The exercise - Reproduce the listing exactly, with no pictures in your copy.

Provided data -
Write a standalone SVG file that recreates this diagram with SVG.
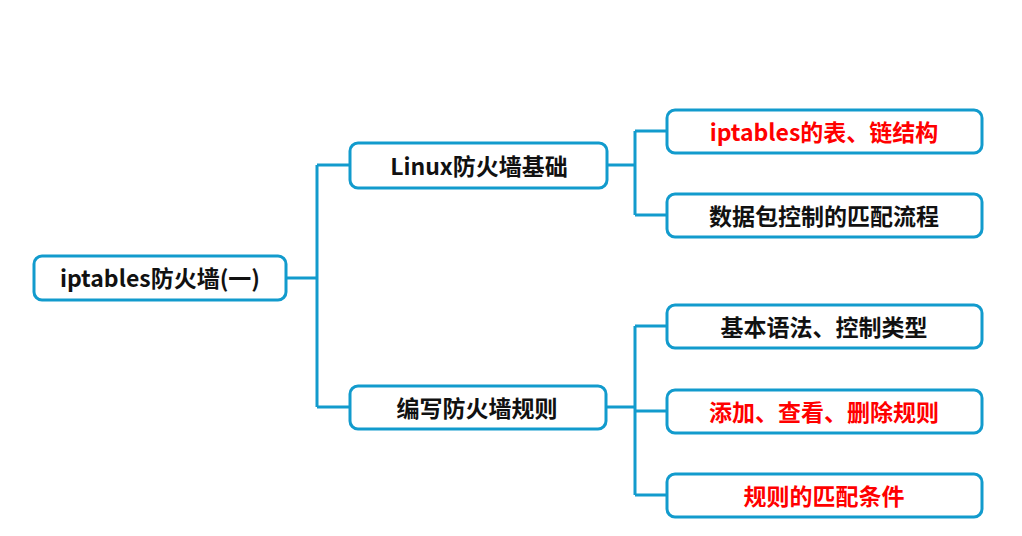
<svg xmlns="http://www.w3.org/2000/svg" width="1022" height="536" viewBox="0 0 1022 536">
<style>
.box{fill:#fff;stroke:#129bcd;stroke-width:3}
.ln{fill:none;stroke:#129bcd;stroke-width:3}
text{font-family:"Noto Sans CJK SC","Noto Sans",sans-serif;font-weight:bold;font-size:23px;text-anchor:middle;dominant-baseline:central}
.k{fill:#111}
.r{fill:#ff0000}
</style>
<rect width="1022" height="536" fill="#fff"/>
<g id="connectors">
<path class="ln" d="M286 278H317M317 165V407M317 165H350M317 407H350"/>
<path class="ln" d="M607 165H635M635 131V215M635 131H667M635 215H667"/>
<path class="ln" d="M606 407H635M635 326V495M635 326H667M635 411H667M635 495H667"/>
</g>
<g id="root"><rect class="box" x="34" y="256" width="252" height="44" rx="8"/><text class="k" x="160" y="277">iptables防火墙(一)</text></g>
<g id="n1"><rect class="box" x="350" y="143" width="257" height="45" rx="8"/><text class="k" x="479" y="164.5">Linux防火墙基础</text></g>
<g id="n2"><rect class="box" x="350" y="386" width="256" height="43" rx="8"/><text class="k" x="477" y="406.5">编写防火墙规则</text></g>
<g id="c1"><rect class="box" x="667" y="110" width="315" height="43" rx="8"/><text class="r" x="824" y="130.5">iptables的表、链结构</text></g>
<g id="c2"><rect class="box" x="667" y="194" width="315" height="43" rx="8"/><text class="k" x="824" y="214.5">数据包控制的匹配流程</text></g>
<g id="c3"><rect class="box" x="667" y="305" width="315" height="43" rx="8"/><text class="k" x="824" y="325.5">基本语法、控制类型</text></g>
<g id="c4"><rect class="box" x="667" y="390" width="315" height="43" rx="8"/><text class="r" x="824" y="410.5">添加、查看、删除规则</text></g>
<g id="c5"><rect class="box" x="667" y="474" width="315" height="43" rx="8"/><text class="r" x="824" y="494.5">规则的匹配条件</text></g>
</svg>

Final result -
Write a standalone SVG file that recreates this diagram with SVG.
<svg xmlns="http://www.w3.org/2000/svg" width="1022" height="536" viewBox="0 0 1022 536">
<style>
.box{fill:#fff;stroke:#129bcd;stroke-width:3}
.ln{fill:none;stroke:#129bcd;stroke-width:3}
text{font-family:"Noto Sans CJK SC","Noto Sans",sans-serif;font-weight:bold;font-size:23px;text-anchor:middle;dominant-baseline:central}
.k{fill:#111}
.r{fill:#ff0000}
</style>
<rect width="1022" height="536" fill="#fff"/>
<g id="connectors">
<path class="ln" d="M286 278H317M317 165V407M317 165H350M317 407H350"/>
<path class="ln" d="M607 165H635M635 131V215M635 131H667M635 215H667"/>
<path class="ln" d="M606 407H635M635 326V495M635 326H667M635 411H667M635 495H667"/>
</g>
<g id="root"><rect class="box" x="34" y="256" width="252" height="44" rx="8"/><text class="k" x="160" y="277">iptables防火墙(一)</text></g>
<g id="n1"><rect class="box" x="350" y="143" width="257" height="45" rx="8"/><text class="k" x="479" y="164.5">Linux防火墙基础</text></g>
<g id="n2"><rect class="box" x="350" y="386" width="256" height="43" rx="8"/><text class="k" x="477" y="406.5">编写防火墙规则</text></g>
<g id="c1"><rect class="box" x="667" y="110" width="315" height="43" rx="8"/><text class="r" x="824" y="130.5">iptables的表、链结构</text></g>
<g id="c2"><rect class="box" x="667" y="194" width="315" height="43" rx="8"/><text class="k" x="824" y="214.5">数据包控制的匹配流程</text></g>
<g id="c3"><rect class="box" x="667" y="305" width="315" height="43" rx="8"/><text class="k" x="824" y="325.5">基本语法、控制类型</text></g>
<g id="c4"><rect class="box" x="667" y="390" width="315" height="43" rx="8"/><text class="r" x="824" y="410.5">添加、查看、删除规则</text></g>
<g id="c5"><rect class="box" x="667" y="474" width="315" height="43" rx="8"/><text class="r" x="824" y="494.5">规则的匹配条件</text></g>
</svg>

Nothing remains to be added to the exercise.